サイバートラストは7月9日、IoT事業に関する戦略説明会を開き、IoT機器の長期利用を支援する新サービス「EM+PLS(エンベデッドプロダクトライフサイクルサービス)」を2019年秋から提供すると発表した。併せて同サービスの主要な構成要素とするLinuxの組み込み向けOS「EMLinux」の試用版の提供を同日に開始した。
「EMLinux」の概要
EMLinuxは、Linux FoundationのCivil Infrastructure Platform(CIP)プロジェクトが開発するLinuxカーネルをベースに、同社がDebianベースのパッケージを組み合わせて提供するもの。パッチ提供など10年間のサポートをコミットするという。リアルタイムOS(RTOS)と共存を図れるよう開発し、ファクトリーオートメーション(FA)分野などの製造業向けに最適化するとしている。

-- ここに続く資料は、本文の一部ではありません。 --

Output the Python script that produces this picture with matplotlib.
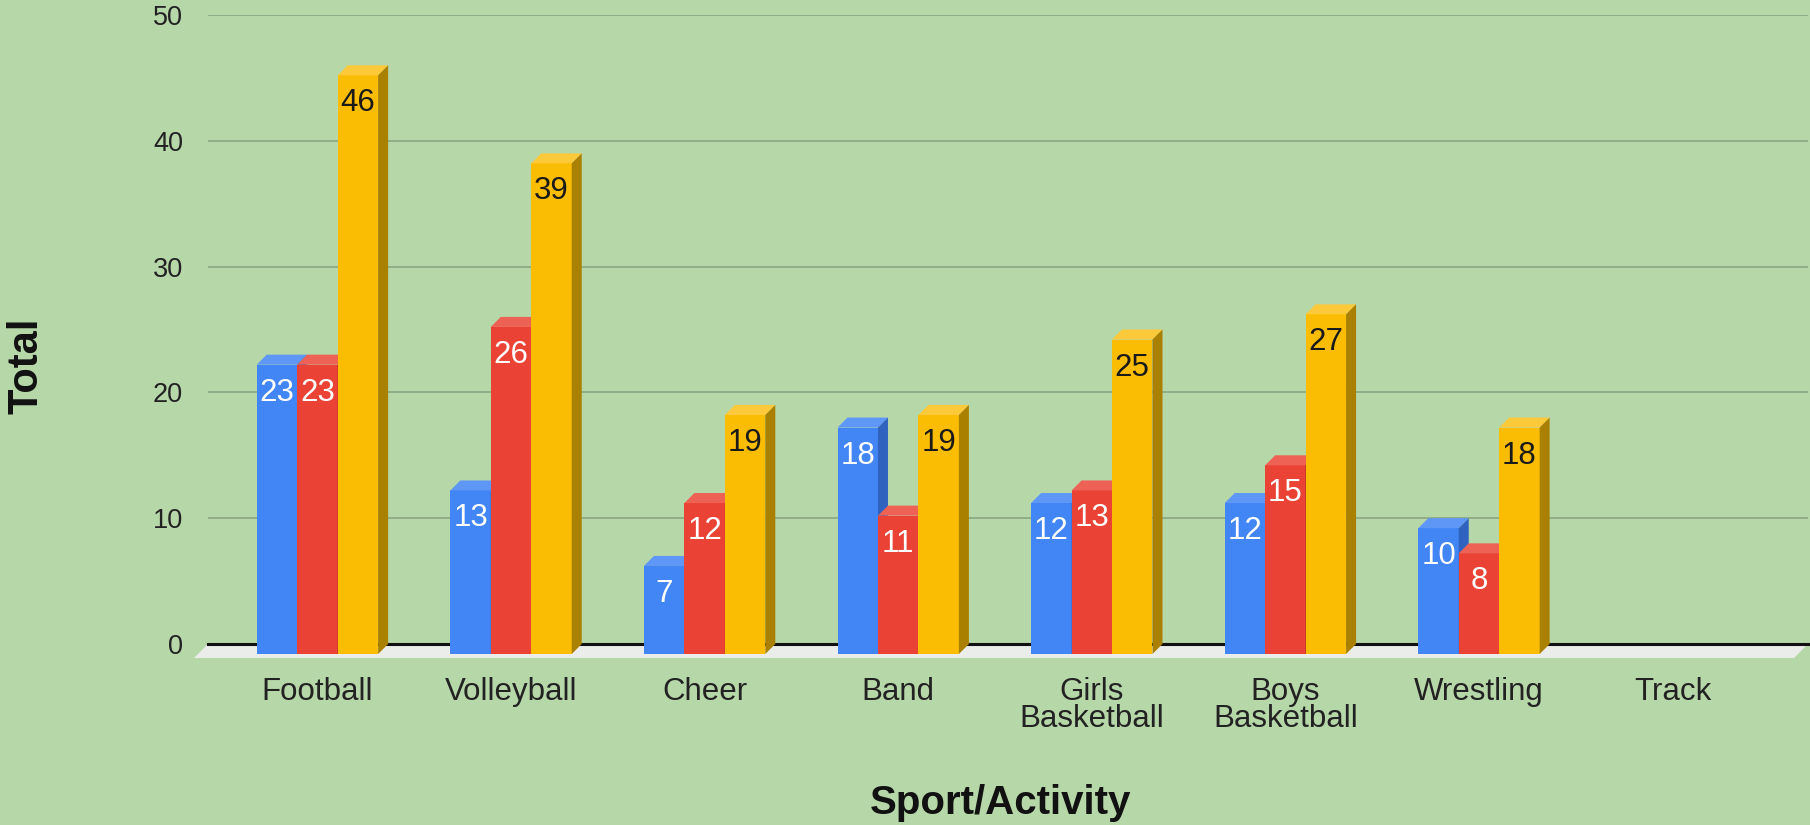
import matplotlib.pyplot as plt
import numpy as np
from matplotlib.patches import Polygon
from matplotlib.transforms import ScaledTranslation

plt.rcParams["font.family"] = ["Liberation Sans", "DejaVu Sans"]

# Chart data
categories = ["Football", "Volleyball", "Cheer", "Band", "Girls\nBasketball",
              "Boys\nBasketball", "Wrestling", "Track"]
series_a = [23, 13, 7, 18, 12, 12, 10, np.nan]
series_b = [23, 26, 12, 11, 13, 15, 8, np.nan]
series_c = [46, 39, 19, 19, 25, 27, 18, np.nan]
y_ticks = [0, 10, 20, 30, 40, 50]

# Colours: front, top, side, label
styles = [
    ("#4285f4", "#5e97f6", "#3063c0", "white"),
    ("#ea4335", "#ee6155", "#ab3024", "white"),
    ("#fbbc04", "#fcc93a", "#aa8000", "#1a1a1a"),
]
bg = "#b6d7a8"

W, H, DPI = 1810, 825, 100
fig = plt.figure(figsize=(W / DPI, H / DPI), dpi=DPI, facecolor=bg)

# axes = back plane of the 3D chart
left_px, right_px, top_px, base_px = 208, 1808, 15, 644
ax = fig.add_axes([left_px / W, (H - base_px) / H,
                   (right_px - left_px) / W, (base_px - top_px) / H])
ax.set_facecolor(bg)
x_lo, x_hi = -0.617, 7.648
ax.set_xlim(x_lo, x_hi)
ax.set_ylim(0, 50)
for s in ax.spines.values():
    s.set_visible(False)
ax.set_xticks([])
ax.set_yticks(y_ticks)
ax.tick_params(axis="y", length=0, pad=18, labelsize=19.5, labelcolor="#222222")
for t in y_ticks[1:]:
    ax.axhline(t, color="#8eaa86", lw=1.3, zorder=0)

# pixel -> data conversion for the depth offset
px_x = (x_hi - x_lo) / (right_px - left_px)
px_y = 50 / (base_px - top_px)
depth = 10
dx, dy = depth * px_x, depth * px_y
fdx, fdy = 14 * px_x, 14 * px_y

# floor
ax.add_patch(Polygon([(x_lo, 0), (x_hi, 0), (x_hi - fdx, -fdy), (x_lo - fdx, -fdy)],
                     closed=True, facecolor="#ebedea", edgecolor="none",
                     clip_on=False, zorder=1))
ax.plot([x_lo, x_hi], [0, 0], color="#111111", lw=2.2, clip_on=False, zorder=2)

x = np.arange(len(categories))
bw = 0.209
labels = []
for i, c in enumerate(x):
    for j, vals in enumerate([series_a, series_b, series_c]):
        h = vals[i]
        if np.isnan(h):
            continue
        front, topc, side, lc = styles[j]
        # back-plane left/right edges; the front face sits dx, dy lower-left
        xl = c + (j - 1.5) * bw
        xr = xl + bw
        z = 3 + i * 3 + j
        ax.add_patch(Polygon([(xl - dx, -dy), (xr - dx, -dy), (xr - dx, h - dy), (xl - dx, h - dy)],
                             facecolor=front, edgecolor="none", clip_on=False, zorder=z))
        ax.add_patch(Polygon([(xl - dx, h - dy), (xr - dx, h - dy), (xr, h), (xl, h)],
                             facecolor=topc, edgecolor="none", clip_on=False, zorder=z))
        ax.add_patch(Polygon([(xr - dx, -dy), (xr, 0), (xr, h), (xr - dx, h - dy)],
                             facecolor=side, edgecolor="none", clip_on=False, zorder=z))
        labels.append(((xl + xr) / 2 - dx, h - dy, str(int(h)), lc))

for lx, ly, txt, lc in labels:
    ax.text(lx, ly, txt, ha="center", va="center", fontsize=22.5, color=lc,
            transform=ax.transData + ScaledTranslation(0, -0.28, fig.dpi_scale_trans),
            zorder=50, clip_on=False)

# category labels under the front plane
for c, name in zip(x, categories):
    ax.text(c - dx, 0, name, ha="center", va="top", fontsize=22.5, color="#222222",
            linespacing=0.88,
            transform=ax.get_xaxis_transform() + ScaledTranslation(0, -0.33, fig.dpi_scale_trans),
            clip_on=False)

fig.text(26 / W, 1 - 366 / H, "Total", rotation=90, ha="center", va="center",
         fontsize=30, fontweight="bold", color="#111111")
fig.text(1000 / W, 1 - 803 / H, "Sport/Activity", ha="center", va="center",
         fontsize=29, fontweight="bold", color="#111111")

fig.savefig("out.png", dpi=DPI, facecolor=bg)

EM+PLSは、同社の「Secure IoT Platform」サービスをベースに、半導体などに設ける保護領域への識別情報(固有鍵)の書き込みや証明書のインストール、署名検証、失効といった運用をリモートで行えるようにするサービスで、半導体メーカーなどへの提供を想定する。同日付で技術パートナーの東芝デバイス&ストレージが、EM+PLSに対応した半導体の設計開発やサービス提供に向けて検討を開始することを明らかにした。
「EM+PLS」におけるサービスのイメージ
また、同サービスでは人工知能(AI)を利用して、組み込み機器向けソフトウェアなどの脆弱性検査やパッチ管理、コンプライス確認などの機能を提供するクラウドサービスも予定する。煩雑になることが見込まれる人による作業や管理の省力化を図るとしている。

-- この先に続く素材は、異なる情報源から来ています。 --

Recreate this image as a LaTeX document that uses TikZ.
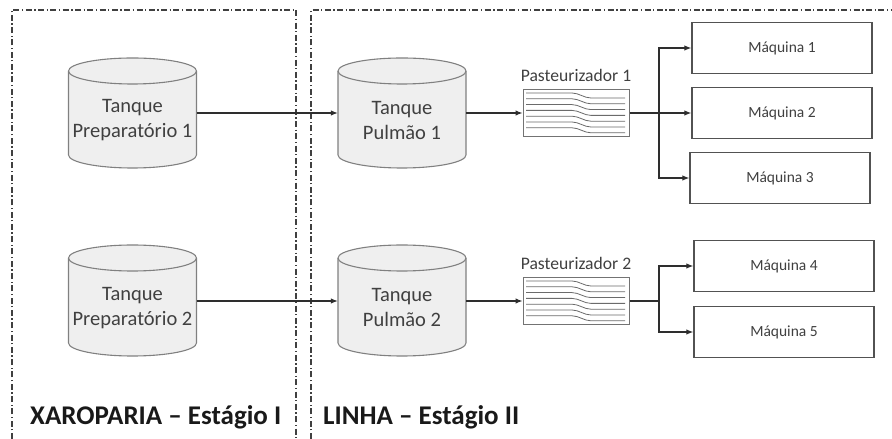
\documentclass[tikz,border=0pt]{standalone}
\usepackage{fontspec}
\setmainfont{Carlito}
\usetikzlibrary{arrows.meta}
\definecolor{tankfill}{HTML}{EFEFEF}
\definecolor{tankline}{HTML}{808080}
\definecolor{txt}{HTML}{404040}
\newcommand\mytank[6]{% name, cx, ytop, ybot, textY, text
  \filldraw[fill=tankfill,draw=tankline,line width=1.1pt]
    ({#2-64},{#3-13}) -- ({#2-64},{#4+13})
    arc[start angle=180,end angle=360,x radius=64,y radius=13]
    -- ({#2+64},{#3-13})
    arc[start angle=0,end angle=180,x radius=64,y radius=13] -- cycle;
  \draw[draw=tankline,line width=1.1pt] ({#2-64},{#3-13})
    arc[start angle=180,end angle=360,x radius=64,y radius=13];
  \node[minimum width=128pt,minimum height=60pt,inner sep=0pt] (#1) at (#2,{(#3+#4)/2}) {};
  \node[tanktext] (#1T) at (#2,#5) {#6};
}
\newcommand\mypast[4]{% name, cx, cy, label
  \node[past] (#1) at (#2,#3) {};
  \foreach \i in {0,...,6}{
    \draw[draw=black!58,line width=0.8pt]
      ({#2-50},{#3+20.5-\i*5.8}) -- ({#2-4},{#3+20.5-\i*5.8})
      .. controls ({#2+3},{#3+20.5-\i*5.8}) and ({#2+8},{#3+15.5-\i*5.8}) .. ({#2+15},{#3+15.5-\i*5.8})
      -- ({#2+49},{#3+15.5-\i*5.8});
  }
  \node[pastlabel] (#1L) at (#2,{#3+38}) {#4};
}
\begin{document}
\begin{tikzpicture}[x=1pt,y=1pt,
  frame/.style={draw=black!75,line width=1.2pt,dash pattern=on 6pt off 2.5pt on 1.3pt off 2.5pt},
  mach/.style={draw=black!68,line width=1.4pt,fill=white,minimum width=180pt,minimum height=51pt,
    inner sep=0pt,font=\fontsize{15.5}{19}\selectfont,text=txt},
  tanktext/.style={align=center,font=\fontsize{20.5}{25}\selectfont,text=txt,inner sep=0pt},
  past/.style={draw=black!55,line width=1pt,fill=white,minimum width=106pt,minimum height=47pt,inner sep=0pt},
  pastlabel/.style={font=\fontsize{17.6}{21}\selectfont,text=txt,inner sep=0pt},
  conn/.style={draw=black!82,line width=1.1pt},
  flow/.style={conn,-{Latex[length=7pt,width=5.5pt]}},
  stage/.style={font=\fontsize{27}{31}\selectfont\bfseries,text=black!90,inner sep=0pt,anchor=base west}
]
\useasboundingbox (0,0) rectangle (892,439);
% frames
\draw[frame] (12,0) -- (12,429) -- (296,429) -- (296,0);
\draw[frame] (311,0) -- (311,429) -- (892,429);
% tanks
\mytank{prep1}{132.5}{381}{271}{318.5}{Tanque\\Preparatório 1}
\mytank{pulm1}{402}{381}{271}{318.5}{Tanque\\Pulmão 1}
\mytank{prep2}{132.5}{194}{83}{131}{Tanque\\Preparatório 2}
\mytank{pulm2}{402}{194}{83}{131}{Tanque\\Pulmão 2}
% pasteurizers
\mypast{past1}{576}{325.5}{Pasteurizador 1}
\mypast{past2}{576}{137.5}{Pasteurizador 2}
% machines
\node[mach] (m1) at (782,391) {Máquina 1};
\node[mach] (m2) at (782,326) {Máquina 2};
\node[mach] (m3) at (780,261) {Máquina 3};
\node[mach] (m4) at (784,173) {Máquina 4};
\node[mach] (m5) at (784,107) {Máquina 5};
% split points
\coordinate (s1) at (659,326);
\coordinate (s2) at (659,138);
% connectors
\draw[flow] (prep1.east |- 0,326) -- (pulm1.west |- 0,326);
\draw[flow] (prep2.east |- 0,138) -- (pulm2.west |- 0,138);
\draw[flow] (pulm1.east |- 0,326) -- (past1.west |- 0,326);
\draw[flow] (pulm2.east |- 0,138) -- (past2.west |- 0,138);
\draw[conn] (past1.east |- s1) -- (s1);
\draw[conn] (past2.east |- s2) -- (s2);
\draw[flow] (s1) |- (m1.west);
\draw[flow] (s1) -- (m2.west);
\draw[flow] (s1) |- (m3.west);
\draw[flow] (s2) |- (m4.west);
\draw[flow] (s2) |- (m5.west);
% stage labels
\node[stage] (st1) at (30,14) {XAROPARIA – Estágio I};
\node[stage] (st2) at (323,14) {LINHA – Estágio II};
\end{tikzpicture}
\end{document}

ハードウェアベースのセキュリティ技術は企業向けサーバやPCなどのIT製品では既に導入されているが、今後は製造装置などに適用を広げるという
記者会見したサイバートラスト 副社長 執行役員の伊東達雄氏は、同社のIoT事業戦略において、製造業顧客が製品の差別化を図る領域に注力できるようセキュリティなど基盤に当たる領域にソリューションを提供すると説明。FAやIoTなどの機器は、運用期間が10年以上とITシステムに比べて長く、合わせてサイバーリスクへの懸念を背景に、設計開発段階のセキュリティの確保が求められているとした。
EM+PLSでの具体的なサービス内容や料金などは改めて発表するといい、それまでの間に技術パートナーら具体的なビジネスモデルや技術課題などについて検討を進めていくとしている。